Sabtu, 09 Januari 2016

MUSIM BANJIR TELAH TIBA.




Kayaknya sudah menjadi sabda alam, setiap musim penghujan, selalu saja diikuti oleh munculnya genangan dimana-mana, banjir. Salah satu penyebabnya adalah karena daya dukung luasan sungai yang semakin tidak layak, yang disebabkan sedimentasi dan sampah. Kenyataan di lapangan mengajarkan, banjir yang terjadi setiap tahunnya itu, sering kali kurang ditanggapi secara kritis oleh masyarakat terdampak.

Sehingga, ketika banjir benar-benar datang, masyarakat pun kalang kabut menyelamatkan apa saja yang bisa diselamatkan. Kemudian muncullah posko pengungsian, tenda darurat didirikan, dapur umum sibuk mendistribusikan konsumsi, posko kesehatan juga beraksi mengobati penyakit kulit, demam dan mencret. Dipihak lain, berbagai komunitas peduli kemanusiaan secara mandiri datang membantu dengan aneka bantuan, dan pejabat pun melakukan kunjungan membawa bingkisan sebagai sarana tebar pesona.

Biasanya puncak bencana hidrometeorologi terjadi pada bulan Desember hingga bulan Februari saat Indonesia memasuki puncak musim hujan yang ditunjukkan dengan banyaknya bencana banjir dan tanah longsor yang terjadi dimana-mana. Beberapa dekade ini, banjir semakin sering dan luasannya merambah daerah-daerah yang biasanya tidak kebanjiran. Kemudian, banjir pun sekarang sering kali diikuti oleh longsor.

Ya, banjir dan longsor merupakan jenis bencana alam yang semakin sering terjadi di wilayah Indonesia. Bencana lain yang tidak bisa dihindari kemunculannya adalah gempa bumi, erupsi gunung berapi, tsunami, kebakaran hutan dan lahan, angin puting beliung dan perubahan iklim yang ekstrim. Semuanya bisa terjadi kapan saja dimana saja, tanpa atau membawa korban apa saja.

Beberapa jembatan rusak, sejumlah komoditas pertanian terpaksa puso karena areal persawahan terendam banjir, lalu lintas terputus karena jalanan longsor, perkampungan, bahkan komplek perumahan pun terendam beberapa hari karena jeleknya pematusan, adalah contoh dampak dari musim hujan, dan itu terus berulang dan berulang.

Langkah cerdas yang perlu dilakukan oleh pemerintah adalah merangkul beragam komunitas peduli bencana yang dibangun masyarakat secara mandiri untuk melakukan gerakan bersama.
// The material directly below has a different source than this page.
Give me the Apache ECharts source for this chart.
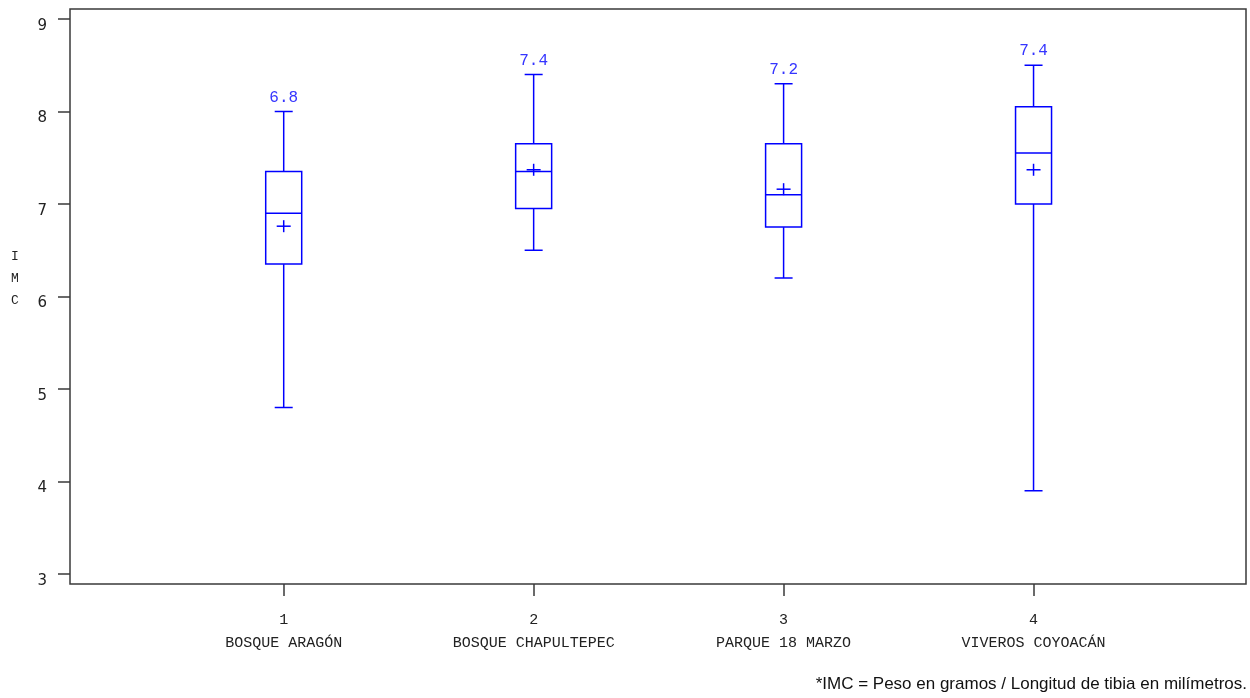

Diantaranya melakukan mitigasi bencana, yaitu usaha untuk mengurangi, bahkan meniadakan korban dan kerugian yang mungkin timbul akibat bencana.

Banyak hal yang dapat dilakukan bersama, seperti dalam mengantisipasi banjir, pemerintah daerah dan masyarakat harus memperhatikan bangunan pengendali banjir (bendungan/dam atau sumur resapan) serta kondisi sungai. Untuk jangka pendek, dapat kita lakukan pengerukan  sungai dari endapan, serta bergotong royong membuat gerakan bersih-bersih sampah di lingkungan sungai, sebagai langkah antisipatif mengenali potensi bencana di sekitar pemukiman untuk meminimalkan dampak bencana.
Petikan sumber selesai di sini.